*TASK INSTRUCTIONS:* Write each line of the material exactly as given, from the top through the line that contains "const seriesNames = ['Χωρίς", and omit all pictures.

*GIVEN MATERIAL:*
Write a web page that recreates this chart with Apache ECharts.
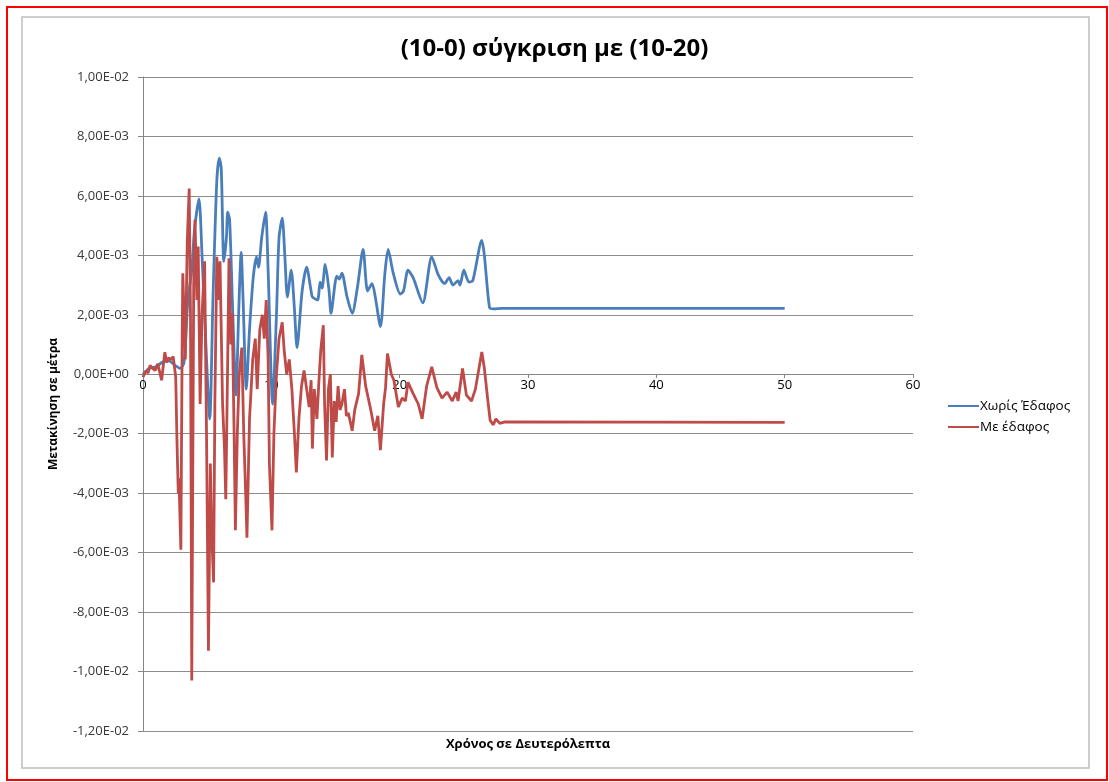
<!DOCTYPE html>
<html>
<head>
<meta charset="utf-8">
<script src="https://cdn.jsdelivr.net/npm/echarts@6/dist/echarts.min.js"></script>
<style>
html,body{margin:0;padding:0;background:#fff;}
#chart{width:1109px;height:782px;}
</style>
</head>
<body>
<div id="chart"></div>
<script>
// Values in units of 1E-03 m (mm); time in seconds
const seriesNames = ['Χωρίς Έδαφος', 'Με έδαφος'];

const blueTime = [0,0.5,1.0,1.5,2.0,2.5,2.9,3.2,3.5,3.8,4.0,4.36,4.6,4.9,5.2,5.45,5.75,5.95,6.1,6.3,6.5,6.6,6.75,7.0,7.25,7.45,7.65,7.8,8.05,8.3,8.6,8.85,9.0,9.25,9.55,9.75,10.1,10.4,10.6,10.85,11.05,11.25,11.55,11.8,12.0,12.4,12.75,13.1,13.2,13.6,13.8,13.95,14.2,14.5,14.65,15.1,15.3,15.5,15.9,16.3,16.7,17.15,17.5,17.85,18.1,18.5,18.85,19.1,19.5,20.05,20.3,20.65,21.05,21.8,22.5,23.0,23.5,23.85,24.15,24.55,24.7,25.0,25.4,25.7,26.4,26.6,27.0,27.3,28.0,50.0];
const blueValues = [0,0.2,0.25,0.4,0.45,0.3,0.2,0.4,2.5,3.5,4.8,5.9,4.0,1.0,-1.5,2.5,6.5,7.27,6.9,3.8,4.6,5.45,5.2,2.0,-0.7,2.0,4.1,2.5,-0.5,1.5,3.3,3.95,3.6,4.6,5.45,3.5,-1.0,2.0,4.6,5.25,4.0,2.6,3.5,2.2,0.9,2.8,3.6,2.8,2.6,2.5,3.1,2.9,3.7,2.8,2.05,3.3,3.2,3.4,2.6,2.05,2.9,4.2,2.8,3.05,2.6,1.6,3.4,4.2,3.4,2.7,2.8,3.5,3.25,2.4,3.95,3.35,3.05,3.25,3.0,3.15,3.0,3.5,3.1,3.15,4.5,4.0,2.25,2.2,2.22,2.22];

const redTime = [0,0.2,0.4,0.55,0.75,0.95,1.15,1.3,1.45,1.7,1.85,2.0,2.2,2.35,2.55,2.65,2.75,2.8,2.95,3.05,3.1,3.2,3.3,3.45,3.6,3.7,3.8,3.95,4.05,4.2,4.3,4.45,4.6,4.8,4.95,5.1,5.25,5.35,5.5,5.6,5.75,5.9,6.0,6.2,6.35,6.45,6.6,6.7,6.85,6.95,7.1,7.2,7.35,7.5,7.7,7.85,8.0,8.1,8.3,8.55,8.75,8.9,9.1,9.3,9.45,9.6,9.75,9.85,10.05,10.2,10.4,10.6,10.85,11.0,11.2,11.4,11.6,11.8,11.95,12.15,12.35,12.55,12.75,12.95,13.1,13.2,13.35,13.55,13.7,13.85,14.05,14.15,14.3,14.45,14.6,14.75,14.9,15.05,15.2,15.35,15.5,15.7,15.85,16.0,16.3,16.5,16.8,17.05,17.35,17.55,17.75,18.05,18.3,18.5,18.75,18.9,19.05,19.35,19.55,19.9,20.2,20.45,20.65,21.05,21.45,21.75,22.1,22.5,22.9,23.3,23.7,24.1,24.4,24.55,24.9,25.2,25.6,25.9,26.4,26.6,26.85,27.05,27.3,27.5,27.8,28.2,50.0];
const redValues = [-0.1,0.1,0.05,0.3,0.2,0.13,0.35,0.37,-0.2,0.74,0.4,0.55,0.5,0.6,-0.1,-2.3,-4.0,-3.5,-5.9,1.0,3.4,2.0,0.5,4.5,6.25,2.0,-10.3,3.0,5.2,2.5,4.3,-1.0,2.0,3.8,-2.0,-9.3,-3.0,-5.35,-7.0,-1.0,3.95,2.5,3.8,-1.0,-2.5,-4.2,0.5,3.9,1.0,2.05,-2.0,-5.25,-2.0,0.0,0.9,-2.0,-4.0,-5.5,-1.5,0.5,1.2,-0.5,1.5,2.0,1.2,2.5,0.5,-3.0,-5.25,-2.0,0.0,1.2,1.75,0.8,0.0,0.5,-0.5,-2.0,-3.3,-1.5,-0.4,0.13,-0.5,-1.1,-0.2,-2.5,-0.5,-1.5,-0.3,0.8,1.65,-1.0,-2.9,-0.5,0.0,-2.8,-0.9,-1.6,-0.4,-1.2,-1.0,-0.5,-1.4,-1.3,-1.9,-1.2,-0.65,0.65,-0.4,-0.8,-1.2,-1.9,-1.4,-2.55,-1.0,-0.45,0.7,0.0,-0.2,-1.1,-0.8,-0.9,-0.27,-0.65,-1.0,-1.5,-0.4,0.25,-0.45,-0.8,-0.6,-0.9,-0.6,-0.9,0.2,-0.7,-0.9,-0.5,0.75,0.2,-0.8,-1.55,-1.7,-1.5,-1.65,-1.6,-1.62];

const yTickValues = [-12,-10,-8,-6,-4,-2,0,2,4,6,8,10];
const yTickLabels = ['-1,20E-02','-1,00E-02','-8,00E-03','-6,00E-03','-4,00E-03','-2,00E-03','0,00E+00','2,00E-03','4,00E-03','6,00E-03','8,00E-03','1,00E-02'];
const xTickLabels = ['0','10','20','30','40','50','60'];

const titleText = '(10-0) σύγκριση με (10-20)';
const yAxisName = 'Μετακίνηση σε μέτρα';
const xAxisName = 'Χρόνος σε Δευτερόλεπτα';

const pair = (ts, vs) => ts.map((t, i) => [t, vs[i]]);

const chart = echarts.init(document.getElementById('chart'), null, {renderer: 'canvas'});
chart.setOption({
  animation: false,
  backgroundColor: '#ffffff',
  title: {
    text: titleText,
    left: 'center',
    top: 32,
    textStyle: {fontFamily: 'Open Sans', fontWeight: 'bold', fontSize: 24, color: '#000'}
  },
  legend: {
    orient: 'vertical',
    left: 943,
    top: 394,
    itemWidth: 31,
    itemHeight: 2,
    itemGap: 7,
    icon: 'rect',
    textStyle: {fontFamily: 'Open Sans', fontSize: 13.5, color: '#000', padding: [0,0,0,-4]},
    data: seriesNames
  },
  grid: {left: 143, right: 196, top: 77, bottom: 51, containLabel: false},
  xAxis: {
    type: 'value',
    min: 0, max: 60, interval: 10,
    offset: -357,
    axisLine: {onZero: false, lineStyle: {color: '#868686', width: 1}},
    axisTick: {show: true, length: 4, lineStyle: {color: '#868686'}},
    axisLabel: {
      color: '#000', fontFamily: 'Open Sans', fontSize: 13, margin: 5,
      formatter: v => xTickLabels[Math.round(v / 10)]
    },
    splitLine: {show: false}
  },
  yAxis: {
    type: 'value',
    min: -12, max: 10, interval: 2,
    name: yAxisName,
    nameLocation: 'middle',
    nameRotate: 90,
    nameGap: 83,
    nameTextStyle: {fontFamily: 'Open Sans', fontWeight: 'bold', fontSize: 12, color: '#000'},
    axisLine: {show: true, onZero: false, lineStyle: {color: '#868686', width: 1}},
    axisTick: {show: true, inside: false, length: 5, lineStyle: {color: '#868686'}},
    axisLabel: {
      color: '#383838', fontFamily: 'Open Sans', fontSize: 13, margin: 14,
      formatter: v => yTickLabels[yTickValues.indexOf(Math.round(v))]
    },
    splitLine: {show: true, lineStyle: {color: '#8c8c8c', width: 1}}
  },
  graphic: [
    {type: 'rect', shape: {x: 7, y: 7, width: 1100, height: 773}, style: {fill: 'none', stroke: '#ff0000', lineWidth: 2}, z: 100},
    {type: 'rect', shape: {x: 22, y: 17, width: 1067, height: 751}, style: {fill: 'none', stroke: '#bdbdbd', lineWidth: 1.5}, z: 100},
    {type: 'text', x: 528, y: 744, style: {text: xAxisName, font: 'bold 13px "Open Sans"', fill: '#000', textAlign: 'center', textVerticalAlign: 'middle'}}
  ],
  series: [
    {
      name: seriesNames[0], type: 'line', data: pair(blueTime, blueValues),
      showSymbol: false, smooth: 0.25,
      lineStyle: {color: '#4a7ebb', width: 2.8}, itemStyle: {color: '#4a7ebb'}, z: 2
    },
    {
      name: seriesNames[1], type: 'line', data: pair(redTime, redValues),
      showSymbol: false, smooth: false,
      lineStyle: {color: '#be4b48', width: 2.8}, itemStyle: {color: '#be4b48'}, z: 3
    }
  ]
});
</script>
</body>
</html>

*SOLVED EXERCISE:*
Write a web page that recreates this chart with Apache ECharts.
<!DOCTYPE html>
<html>
<head>
<meta charset="utf-8">
<script src="https://cdn.jsdelivr.net/npm/echarts@6/dist/echarts.min.js"></script>
<style>
html,body{margin:0;padding:0;background:#fff;}
#chart{width:1109px;height:782px;}
</style>
</head>
<body>
<div id="chart"></div>
<script>
// Values in units of 1E-03 m (mm); time in seconds
const seriesNames = ['Χωρίς Έδαφος', 'Με έδαφος'];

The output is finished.